Hasta la fecha. Y no le veo solución, me parece, ni siquiera con el buen hacer del papa Francisco. No le veo solución porque estoy con la siguiente mosca: muchas autoridades de la Iglesia católica no parecen desear solución alguna, se limitan a transigir con lo que hay, a tirar balones fuera, o querer justificarlo todo. O se empeñan en predicar A ante auditorios católicos a sabiendas de que los propios que los están escuchando, en su inmensa mayoría, ni caso les hacen.
Permítanme una vez más mi recurso frecuente a referencias autobiográficas propias, que he traído aquí y ahora para ponderar, una vez más, las tremendas contradicciones de la Iglesia católica.

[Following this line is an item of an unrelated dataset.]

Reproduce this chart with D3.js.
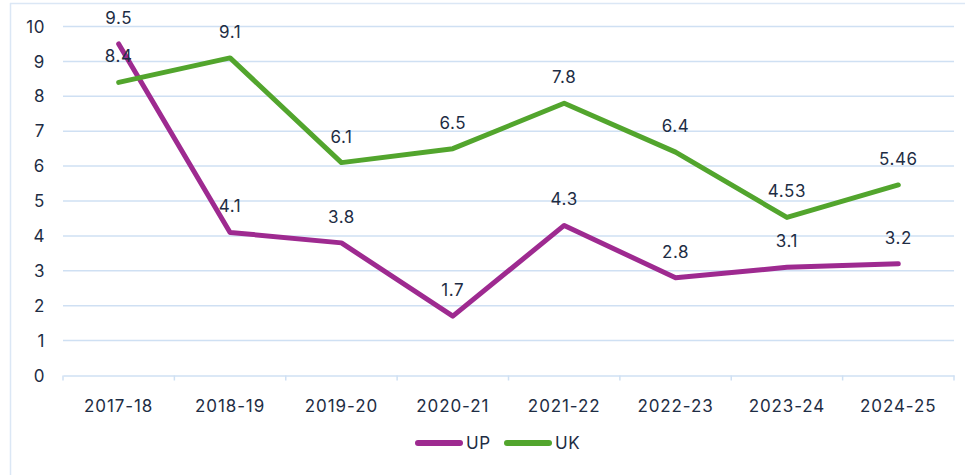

Tan contradictorias, tan incoherentes y tan hipócritas, que lo peor que te podría pasar es tener que ocuparte de ellas, pues no teniendo fácil remedio, ¿para qué ocuparse de ellas?
Concluyo: me conozco la doctrina moral católica, creo que bastante bien, y por ende sé distinguir según toda esa filigrana del Magisterio sobre que no es lo mismo un acto sexual intrínsecamente cerrado a la transmisión de la vida que otro intrínsecamente abierto a la misma, pero cuando la contrasto con lo que suele hacer la población católica, y no precisamente los obreros de la construcción con que yo me vi obligado a trabajar hace años, que después de todo no se ganan la vida gracias a la Iglesia católica sino en el duro tajo del mundo de la construcción…
Vamos, de risa, si no diera pena la cosa, si no produjera consternación. Buen Viernes Santo.